Pourquoi s’acharner contre la mémoire de Nouakchott et ignorer les directives pourtant claires du ministère de la Culture ? Les bâtiments historiques, protégés par un arrêté ministériel, devraient bénéficier d’une attention particulière pour préserver leur intégrité et leur importance symbolique.
Une architecture et des symboles en péril
L’avenue, autrefois bordée d’eucalyptus majestueux, a perdu ces arbres qui participaient à son identité et à son écosystème urbain. Les bâtiments qui la jalonnaient, témoins de l’histoire de la capitale, subissent des destructions ou des altérations marquées par une modernisation parfois maladroite. Parmi ces édifices :
• L’École 8, lieu de la première Assemblée constituante, un symbole politique central, a été détruite, effaçant un site fondateur de l’histoire nationale.
• La Tribune officielle, point focal des célébrations du 28 novembre et siège des bureaux du journal Le Peuple, a disparu, emportant une partie de la mémoire collective.
• Le siège du Sénat, anciennement Assemblée nationale, a été rasé. Ce lieu historique avait abrité des discours marquants, notamment celui de la nationalisation de la MIFERMA par le président fondateur Mokhtar Ould Daddah.
• Le Palais ocre, dont la perspective majestueuse était un point d’ancrage visuel, est aujourd’hui masqué par une grande muraille.

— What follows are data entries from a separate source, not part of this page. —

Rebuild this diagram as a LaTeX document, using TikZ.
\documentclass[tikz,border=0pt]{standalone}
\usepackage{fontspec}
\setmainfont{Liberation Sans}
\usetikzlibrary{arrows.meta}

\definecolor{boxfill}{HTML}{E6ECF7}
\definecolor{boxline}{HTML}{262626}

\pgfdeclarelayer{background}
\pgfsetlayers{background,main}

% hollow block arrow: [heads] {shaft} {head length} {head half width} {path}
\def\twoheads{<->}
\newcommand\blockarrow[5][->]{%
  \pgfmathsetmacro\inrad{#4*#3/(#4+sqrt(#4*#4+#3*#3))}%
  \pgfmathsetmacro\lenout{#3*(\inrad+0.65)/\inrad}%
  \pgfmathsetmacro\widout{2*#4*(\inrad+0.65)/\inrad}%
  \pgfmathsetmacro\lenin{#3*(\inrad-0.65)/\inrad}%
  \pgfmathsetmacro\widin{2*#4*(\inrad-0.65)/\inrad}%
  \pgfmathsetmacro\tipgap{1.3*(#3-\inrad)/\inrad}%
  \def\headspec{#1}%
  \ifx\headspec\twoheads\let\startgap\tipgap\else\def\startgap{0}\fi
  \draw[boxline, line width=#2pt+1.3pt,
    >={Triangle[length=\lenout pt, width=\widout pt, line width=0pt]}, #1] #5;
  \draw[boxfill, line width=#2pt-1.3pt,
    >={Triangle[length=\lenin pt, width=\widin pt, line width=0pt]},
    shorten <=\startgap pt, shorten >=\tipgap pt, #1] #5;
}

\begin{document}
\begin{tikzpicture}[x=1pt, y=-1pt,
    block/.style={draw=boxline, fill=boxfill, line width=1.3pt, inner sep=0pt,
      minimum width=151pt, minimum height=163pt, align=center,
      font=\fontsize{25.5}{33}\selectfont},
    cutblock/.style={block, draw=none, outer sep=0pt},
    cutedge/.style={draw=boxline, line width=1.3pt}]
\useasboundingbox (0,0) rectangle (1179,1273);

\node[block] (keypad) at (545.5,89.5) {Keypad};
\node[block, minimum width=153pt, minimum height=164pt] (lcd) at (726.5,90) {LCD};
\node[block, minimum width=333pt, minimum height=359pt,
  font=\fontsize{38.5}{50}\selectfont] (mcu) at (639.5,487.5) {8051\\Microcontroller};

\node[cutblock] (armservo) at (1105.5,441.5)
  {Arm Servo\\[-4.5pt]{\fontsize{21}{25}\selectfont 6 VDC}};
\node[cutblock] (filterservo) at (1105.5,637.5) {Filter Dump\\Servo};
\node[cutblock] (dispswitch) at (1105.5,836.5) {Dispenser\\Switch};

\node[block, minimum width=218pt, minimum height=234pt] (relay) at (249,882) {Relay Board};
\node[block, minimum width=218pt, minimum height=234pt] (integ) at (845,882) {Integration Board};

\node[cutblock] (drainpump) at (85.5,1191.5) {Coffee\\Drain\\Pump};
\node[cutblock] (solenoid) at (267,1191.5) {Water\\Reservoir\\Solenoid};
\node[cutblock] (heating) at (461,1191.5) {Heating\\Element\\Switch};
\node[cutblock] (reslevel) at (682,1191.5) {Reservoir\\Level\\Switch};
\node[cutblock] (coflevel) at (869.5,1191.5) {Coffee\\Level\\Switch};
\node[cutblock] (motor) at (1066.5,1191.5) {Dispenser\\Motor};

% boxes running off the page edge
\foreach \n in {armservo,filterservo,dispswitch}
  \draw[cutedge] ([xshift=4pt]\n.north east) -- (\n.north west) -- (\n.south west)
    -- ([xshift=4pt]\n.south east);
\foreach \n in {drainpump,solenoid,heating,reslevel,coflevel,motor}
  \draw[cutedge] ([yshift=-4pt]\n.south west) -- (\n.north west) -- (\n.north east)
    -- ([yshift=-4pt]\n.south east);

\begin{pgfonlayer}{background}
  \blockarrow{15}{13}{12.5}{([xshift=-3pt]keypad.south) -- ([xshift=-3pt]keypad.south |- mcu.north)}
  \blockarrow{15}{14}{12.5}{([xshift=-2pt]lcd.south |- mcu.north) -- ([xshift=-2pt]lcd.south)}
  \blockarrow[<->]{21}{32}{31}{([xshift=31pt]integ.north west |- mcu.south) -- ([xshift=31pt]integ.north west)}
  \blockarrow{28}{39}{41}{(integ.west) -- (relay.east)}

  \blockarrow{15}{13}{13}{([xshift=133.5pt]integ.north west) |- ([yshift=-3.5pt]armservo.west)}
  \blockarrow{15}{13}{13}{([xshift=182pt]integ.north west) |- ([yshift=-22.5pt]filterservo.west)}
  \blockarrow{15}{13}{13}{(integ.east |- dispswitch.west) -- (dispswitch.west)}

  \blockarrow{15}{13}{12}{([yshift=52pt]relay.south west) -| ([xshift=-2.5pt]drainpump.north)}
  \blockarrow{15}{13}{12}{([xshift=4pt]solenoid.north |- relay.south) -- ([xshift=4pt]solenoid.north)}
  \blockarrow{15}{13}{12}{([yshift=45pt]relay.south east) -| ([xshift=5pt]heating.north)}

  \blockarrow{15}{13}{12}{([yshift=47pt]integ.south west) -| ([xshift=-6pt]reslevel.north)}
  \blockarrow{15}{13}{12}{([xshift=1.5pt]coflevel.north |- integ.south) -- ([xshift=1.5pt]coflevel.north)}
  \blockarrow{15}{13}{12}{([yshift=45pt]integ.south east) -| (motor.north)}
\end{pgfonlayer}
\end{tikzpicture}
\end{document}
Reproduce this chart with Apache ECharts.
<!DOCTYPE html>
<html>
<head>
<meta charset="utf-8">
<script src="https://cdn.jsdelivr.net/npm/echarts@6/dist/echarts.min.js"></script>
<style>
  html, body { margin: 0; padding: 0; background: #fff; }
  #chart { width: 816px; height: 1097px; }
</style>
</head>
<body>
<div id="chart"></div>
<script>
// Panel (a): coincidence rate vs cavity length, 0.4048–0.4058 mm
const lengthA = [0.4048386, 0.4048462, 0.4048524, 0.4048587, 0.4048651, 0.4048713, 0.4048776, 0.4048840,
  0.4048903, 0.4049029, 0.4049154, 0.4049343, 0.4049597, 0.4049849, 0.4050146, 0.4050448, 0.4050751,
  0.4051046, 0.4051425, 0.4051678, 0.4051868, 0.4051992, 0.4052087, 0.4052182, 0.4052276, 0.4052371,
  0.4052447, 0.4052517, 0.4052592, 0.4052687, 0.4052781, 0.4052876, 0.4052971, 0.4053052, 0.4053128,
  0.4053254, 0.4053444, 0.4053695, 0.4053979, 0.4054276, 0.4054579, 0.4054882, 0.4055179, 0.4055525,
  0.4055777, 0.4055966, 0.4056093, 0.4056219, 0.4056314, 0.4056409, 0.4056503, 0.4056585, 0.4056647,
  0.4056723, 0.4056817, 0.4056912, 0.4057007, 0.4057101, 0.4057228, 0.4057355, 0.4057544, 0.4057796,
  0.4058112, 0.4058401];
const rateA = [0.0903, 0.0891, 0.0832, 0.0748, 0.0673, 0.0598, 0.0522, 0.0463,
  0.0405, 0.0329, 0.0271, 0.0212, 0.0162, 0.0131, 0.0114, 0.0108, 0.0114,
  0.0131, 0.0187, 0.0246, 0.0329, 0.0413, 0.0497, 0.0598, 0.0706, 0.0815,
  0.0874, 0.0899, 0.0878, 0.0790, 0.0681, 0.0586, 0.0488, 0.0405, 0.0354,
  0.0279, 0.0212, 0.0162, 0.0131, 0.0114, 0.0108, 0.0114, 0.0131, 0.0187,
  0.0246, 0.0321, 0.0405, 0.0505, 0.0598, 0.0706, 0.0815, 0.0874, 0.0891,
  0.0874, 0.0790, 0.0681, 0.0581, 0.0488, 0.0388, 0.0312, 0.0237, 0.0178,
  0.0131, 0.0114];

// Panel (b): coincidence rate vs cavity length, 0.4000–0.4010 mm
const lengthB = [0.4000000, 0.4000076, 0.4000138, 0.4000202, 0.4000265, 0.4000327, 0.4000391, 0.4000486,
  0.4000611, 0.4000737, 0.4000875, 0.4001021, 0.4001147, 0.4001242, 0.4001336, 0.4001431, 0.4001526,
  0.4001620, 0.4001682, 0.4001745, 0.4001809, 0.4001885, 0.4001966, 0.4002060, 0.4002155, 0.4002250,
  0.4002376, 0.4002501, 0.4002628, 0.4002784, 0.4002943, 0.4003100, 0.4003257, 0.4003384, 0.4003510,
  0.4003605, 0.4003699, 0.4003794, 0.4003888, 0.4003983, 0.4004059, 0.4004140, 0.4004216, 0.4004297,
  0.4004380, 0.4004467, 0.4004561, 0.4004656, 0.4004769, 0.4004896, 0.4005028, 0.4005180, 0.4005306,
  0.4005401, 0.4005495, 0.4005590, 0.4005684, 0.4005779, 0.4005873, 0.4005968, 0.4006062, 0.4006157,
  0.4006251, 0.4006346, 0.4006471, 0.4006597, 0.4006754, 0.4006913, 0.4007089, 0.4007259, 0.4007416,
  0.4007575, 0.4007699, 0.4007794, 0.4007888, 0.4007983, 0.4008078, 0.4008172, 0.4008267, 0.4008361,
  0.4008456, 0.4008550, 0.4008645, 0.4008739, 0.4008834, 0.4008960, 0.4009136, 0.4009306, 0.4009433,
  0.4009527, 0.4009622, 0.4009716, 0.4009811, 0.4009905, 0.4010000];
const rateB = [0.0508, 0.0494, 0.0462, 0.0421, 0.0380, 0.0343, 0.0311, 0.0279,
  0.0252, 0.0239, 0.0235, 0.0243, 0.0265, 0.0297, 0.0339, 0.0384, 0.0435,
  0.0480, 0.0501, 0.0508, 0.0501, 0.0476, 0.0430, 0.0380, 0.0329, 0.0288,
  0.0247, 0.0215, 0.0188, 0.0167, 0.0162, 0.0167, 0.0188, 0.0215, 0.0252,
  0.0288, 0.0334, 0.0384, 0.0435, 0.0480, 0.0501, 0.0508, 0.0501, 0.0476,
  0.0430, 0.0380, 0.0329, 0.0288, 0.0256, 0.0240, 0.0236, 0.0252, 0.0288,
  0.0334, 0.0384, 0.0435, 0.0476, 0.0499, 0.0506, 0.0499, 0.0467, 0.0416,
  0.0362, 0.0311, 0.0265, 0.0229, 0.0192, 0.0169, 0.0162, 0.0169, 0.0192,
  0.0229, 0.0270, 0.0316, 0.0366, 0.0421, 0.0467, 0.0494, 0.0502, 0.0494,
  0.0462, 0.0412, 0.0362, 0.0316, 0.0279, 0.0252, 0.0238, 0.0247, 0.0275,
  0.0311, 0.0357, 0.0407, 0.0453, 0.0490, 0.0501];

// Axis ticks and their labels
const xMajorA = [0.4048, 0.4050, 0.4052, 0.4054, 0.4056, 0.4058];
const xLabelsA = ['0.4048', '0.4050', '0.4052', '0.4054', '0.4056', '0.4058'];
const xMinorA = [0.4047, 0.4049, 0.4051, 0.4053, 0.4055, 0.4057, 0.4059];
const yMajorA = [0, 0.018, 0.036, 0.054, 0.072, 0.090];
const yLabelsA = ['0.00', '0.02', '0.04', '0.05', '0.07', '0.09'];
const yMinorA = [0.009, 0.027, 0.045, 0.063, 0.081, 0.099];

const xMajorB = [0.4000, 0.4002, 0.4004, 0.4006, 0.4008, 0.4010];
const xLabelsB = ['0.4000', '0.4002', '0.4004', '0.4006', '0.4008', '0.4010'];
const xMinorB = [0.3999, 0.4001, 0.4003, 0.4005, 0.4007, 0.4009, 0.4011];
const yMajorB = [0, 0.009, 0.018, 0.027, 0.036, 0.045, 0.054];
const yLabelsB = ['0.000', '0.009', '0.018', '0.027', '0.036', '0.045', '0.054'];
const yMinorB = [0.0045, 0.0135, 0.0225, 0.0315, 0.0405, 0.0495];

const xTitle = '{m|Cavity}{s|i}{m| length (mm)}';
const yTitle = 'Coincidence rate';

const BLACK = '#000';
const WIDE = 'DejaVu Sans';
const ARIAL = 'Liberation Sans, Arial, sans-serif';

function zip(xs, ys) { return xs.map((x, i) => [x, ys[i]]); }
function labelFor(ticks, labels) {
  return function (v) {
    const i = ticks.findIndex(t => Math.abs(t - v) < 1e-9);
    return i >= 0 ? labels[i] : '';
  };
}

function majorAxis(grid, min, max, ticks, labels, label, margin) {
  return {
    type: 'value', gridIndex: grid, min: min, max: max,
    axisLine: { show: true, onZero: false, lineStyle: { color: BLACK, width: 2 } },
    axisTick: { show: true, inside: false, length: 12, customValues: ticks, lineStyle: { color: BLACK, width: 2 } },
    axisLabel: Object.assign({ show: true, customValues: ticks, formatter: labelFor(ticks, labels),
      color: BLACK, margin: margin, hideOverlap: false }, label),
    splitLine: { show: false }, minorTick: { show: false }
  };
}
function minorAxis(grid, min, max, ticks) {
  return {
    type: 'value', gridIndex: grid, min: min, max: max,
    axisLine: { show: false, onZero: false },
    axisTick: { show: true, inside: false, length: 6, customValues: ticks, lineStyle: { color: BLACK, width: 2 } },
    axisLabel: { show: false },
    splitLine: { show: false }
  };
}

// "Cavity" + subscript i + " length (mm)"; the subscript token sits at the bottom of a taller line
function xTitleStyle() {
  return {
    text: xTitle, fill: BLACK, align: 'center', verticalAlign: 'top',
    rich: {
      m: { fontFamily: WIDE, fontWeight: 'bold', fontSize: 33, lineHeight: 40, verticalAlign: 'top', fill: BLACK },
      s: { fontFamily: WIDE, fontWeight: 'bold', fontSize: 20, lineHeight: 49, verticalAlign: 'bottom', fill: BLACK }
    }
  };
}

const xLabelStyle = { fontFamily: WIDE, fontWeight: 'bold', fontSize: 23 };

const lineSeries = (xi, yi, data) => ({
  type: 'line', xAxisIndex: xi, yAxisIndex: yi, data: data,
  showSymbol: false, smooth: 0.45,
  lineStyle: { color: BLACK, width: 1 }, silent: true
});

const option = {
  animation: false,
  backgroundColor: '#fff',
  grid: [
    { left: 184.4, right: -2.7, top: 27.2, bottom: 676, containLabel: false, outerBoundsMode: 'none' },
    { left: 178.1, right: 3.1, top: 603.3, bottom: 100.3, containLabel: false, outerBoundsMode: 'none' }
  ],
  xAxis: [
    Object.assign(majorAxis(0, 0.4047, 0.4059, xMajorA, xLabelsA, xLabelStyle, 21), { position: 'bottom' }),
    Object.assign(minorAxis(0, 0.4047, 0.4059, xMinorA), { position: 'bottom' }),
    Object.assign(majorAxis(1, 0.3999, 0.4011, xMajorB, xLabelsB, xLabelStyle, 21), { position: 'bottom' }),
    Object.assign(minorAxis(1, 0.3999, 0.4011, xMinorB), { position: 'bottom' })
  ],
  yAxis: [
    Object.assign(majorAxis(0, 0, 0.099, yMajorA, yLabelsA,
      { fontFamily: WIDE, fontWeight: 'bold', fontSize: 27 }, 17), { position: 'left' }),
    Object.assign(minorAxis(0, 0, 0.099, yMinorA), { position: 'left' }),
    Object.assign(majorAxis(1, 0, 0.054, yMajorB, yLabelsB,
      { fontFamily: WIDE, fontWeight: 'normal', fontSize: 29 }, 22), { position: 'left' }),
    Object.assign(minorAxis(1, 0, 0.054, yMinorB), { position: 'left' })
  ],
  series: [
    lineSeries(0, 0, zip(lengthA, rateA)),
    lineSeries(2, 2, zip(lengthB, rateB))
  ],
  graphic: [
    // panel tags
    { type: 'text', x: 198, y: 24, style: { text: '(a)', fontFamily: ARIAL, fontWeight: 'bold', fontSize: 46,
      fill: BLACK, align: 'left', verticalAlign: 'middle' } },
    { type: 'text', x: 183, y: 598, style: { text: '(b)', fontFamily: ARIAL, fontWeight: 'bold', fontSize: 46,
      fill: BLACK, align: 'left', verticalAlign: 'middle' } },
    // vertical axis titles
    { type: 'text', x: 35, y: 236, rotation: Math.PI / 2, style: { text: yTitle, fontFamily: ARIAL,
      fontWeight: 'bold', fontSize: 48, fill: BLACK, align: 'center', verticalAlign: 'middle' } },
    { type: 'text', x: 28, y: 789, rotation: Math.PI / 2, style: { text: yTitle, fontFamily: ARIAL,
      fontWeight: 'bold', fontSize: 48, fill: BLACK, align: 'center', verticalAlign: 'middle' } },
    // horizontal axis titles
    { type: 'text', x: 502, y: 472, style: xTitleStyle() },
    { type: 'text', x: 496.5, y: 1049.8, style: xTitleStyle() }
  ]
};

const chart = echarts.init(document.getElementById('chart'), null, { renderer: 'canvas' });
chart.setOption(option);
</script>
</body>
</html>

• La Chambre de commerce, restaurée grâce aux efforts de feu Mohamedou Ould Mohamed Mahmoud, a retrouvé sa place comme joyau patrimonial. Cependant, sa façade en pierre taillée, emblématique d’un savoir-faire architectural unique, a été recouverte de matériaux modernes tels que le faux marbre et l’aluminium (hallucobond), altérant son caractère historique.
Ces transformations effacent progressivement les traces matérielles de l’histoire mauritanienne, au risque de dénaturer le cœur symbolique de Nouakchott. Pourquoi ne pas respecter l’arrêté du ministre de la Culture qui impose des mesures de protection pour ces bâtiments historiques ?
Des bâtisseurs et intellectuels de l’Avenue
L’histoire de cette avenue ne se limite pas à son architecture. Elle reflète aussi les contributions d’intellectuels, de journalistes et de bâtisseurs qui ont marqué la naissance et l’évolution du pays :
• Mohamed Yehdih Ould Breideleil, journaliste et écrivain, a transformé le journal Le Peuple en une tribune pour les aspirations nationales et un espace d’expression intellectuelle.
• Mohamed Saïd Ould Hamody, journaliste, diplomate et défenseur des causes justes, a enrichi le débat public et diplomatique de la Mauritanie indépendante.
• Moktar Ould Haye, jeune contestataire devenu ministre, a contribué à l’intellectualisation des débats en tant que rédacteur à Sayhat Almadhloum, l’organe des Kadihine, et qui a fait ses premiers pas de journalisme au journal Le Peuple.
• SE Mohamedou Ould Mohamed Mahmoud, diplomate passionné et bâtisseur, a entrepris la réhabilitation de monuments historiques comme la Chambre de commerce, incarnant la préservation et la modernisation harmonieuse de l’héritage national.
Un appel à la mémoire collective
L’avenue de l’Indépendance est bien plus qu’un axe routier. Elle est le témoin des rêves, des sacrifices et des ambitions d’un peuple. Alors que les modernisations récentes effacent peu à peu son histoire tangible, plusieurs mesures devraient être prises pour protéger son héritage:
1. Appliquer l’arrêté du ministre de la Culture relatif au classement des édifices historiques :
restaurer et revaloriser les monuments historiques encore existants.
3. Réintégrer un patrimoine naturel en replantant des palmiers et arbres adaptés pour recréer l’atmosphère d’origine et contribuer à l’écosystème urbain.
4. Valoriser les figures fondatrices : Instaurer des expositions, des publications et des lieux de mémoire dédiés à toutes personnalités qui ont marqué l’avenue.
Préserver l’avenue de l’Indépendance, c’est honorer l’histoire, la culture et la souveraineté de la Mauritanie, tout en offrant aux générations futures une source d’inspiration enracinée dans la mémoire collective. Ne pas agir, c’est risquer de sacrifier un patrimoine inestimable au nom d’une modernité mal maîtrisée.